-- Begin --

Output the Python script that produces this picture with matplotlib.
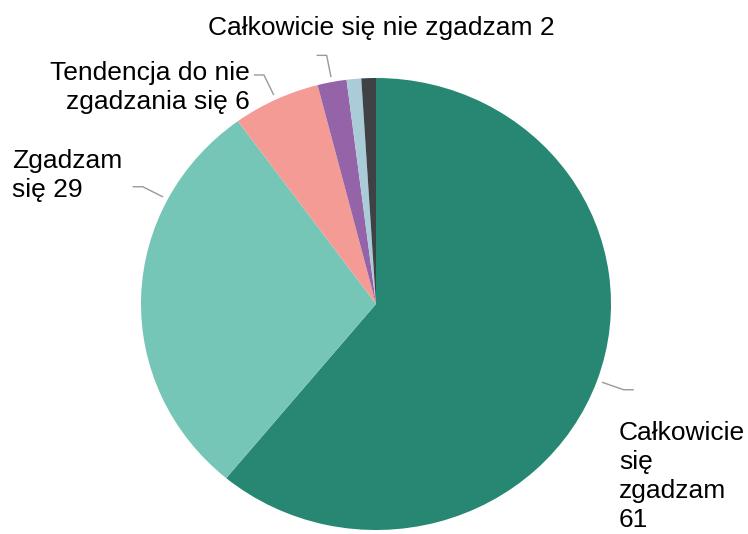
import matplotlib
matplotlib.use("Agg")
import matplotlib.pyplot as plt
import numpy as np

plt.rcParams['font.family'] = ['Liberation Sans', 'DejaVu Sans']

labels = ["Całkowicie\nsię\nzgadzam\n61", "Zgadzam\nsię 29", "Tendencja do nie\nzgadzania się 6",
          "Całkowicie się nie zgadzam 2", "", ""]
values = [61, 29, 6, 2, 1, 1]
colors = ["#288772", "#76C6B8", "#F59B95", "#9564A8", "#A9CCD8", "#3E4245"]

# label layout: (text x, text y, ha, leader angle or None for slice middle, elbow direction)
label_pos = [(1.034, -0.765, 'left', None, 1),
             (-1.549, 0.569, 'left', 152.4, -1),
             (-0.536, 0.958, 'right', None, -1),
             (0.021, 1.221, 'center', None, -1)]

fig = plt.figure(figsize=(7.48, 5.34), dpi=100)
ax = fig.add_axes([141 / 748, 4 / 534, 470 / 748, 452 / 534])
wedges, _ = ax.pie(values, colors=colors, startangle=90, counterclock=False,
                   wedgeprops=dict(linewidth=0))
ax.set_aspect('auto')
ax.set_xlim(-1, 1)
ax.set_ylim(-1, 1)
ax.axis('off')

for w, lab, pos in zip(wedges, labels, label_pos):
    tx, ty, ha, ang, side = pos
    if ang is None:
        ang = (w.theta1 + w.theta2) / 2
    a = np.deg2rad(ang)
    x0, y0 = 1.025 * np.cos(a), 1.025 * np.sin(a)
    x1, y1 = 1.12 * np.cos(a), 1.12 * np.sin(a)
    x2 = x1 + side * 0.04
    ax.plot([x0, x1, x2], [y0, y1, y1], color="#9a9a9a", lw=1, clip_on=False)
    ax.text(tx, ty, lab, ha=ha, va='center', multialignment=ha, fontsize=19,
            linespacing=1.26, color="black", clip_on=False)

fig.savefig("out.png", dpi=100)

-- End --

TASK REQUIREMENTS
Set down again, exactly, the lines of the material above from its first line to the one with "ax.axis('off')", inclusive. Leave the pictures out.

RIGHT ANSWER
Output the Python script that produces this picture with matplotlib.
import matplotlib
matplotlib.use("Agg")
import matplotlib.pyplot as plt
import numpy as np

plt.rcParams['font.family'] = ['Liberation Sans', 'DejaVu Sans']

labels = ["Całkowicie\nsię\nzgadzam\n61", "Zgadzam\nsię 29", "Tendencja do nie\nzgadzania się 6",
          "Całkowicie się nie zgadzam 2", "", ""]
values = [61, 29, 6, 2, 1, 1]
colors = ["#288772", "#76C6B8", "#F59B95", "#9564A8", "#A9CCD8", "#3E4245"]

# label layout: (text x, text y, ha, leader angle or None for slice middle, elbow direction)
label_pos = [(1.034, -0.765, 'left', None, 1),
             (-1.549, 0.569, 'left', 152.4, -1),
             (-0.536, 0.958, 'right', None, -1),
             (0.021, 1.221, 'center', None, -1)]

fig = plt.figure(figsize=(7.48, 5.34), dpi=100)
ax = fig.add_axes([141 / 748, 4 / 534, 470 / 748, 452 / 534])
wedges, _ = ax.pie(values, colors=colors, startangle=90, counterclock=False,
                   wedgeprops=dict(linewidth=0))
ax.set_aspect('auto')
ax.set_xlim(-1, 1)
ax.set_ylim(-1, 1)
ax.axis('off')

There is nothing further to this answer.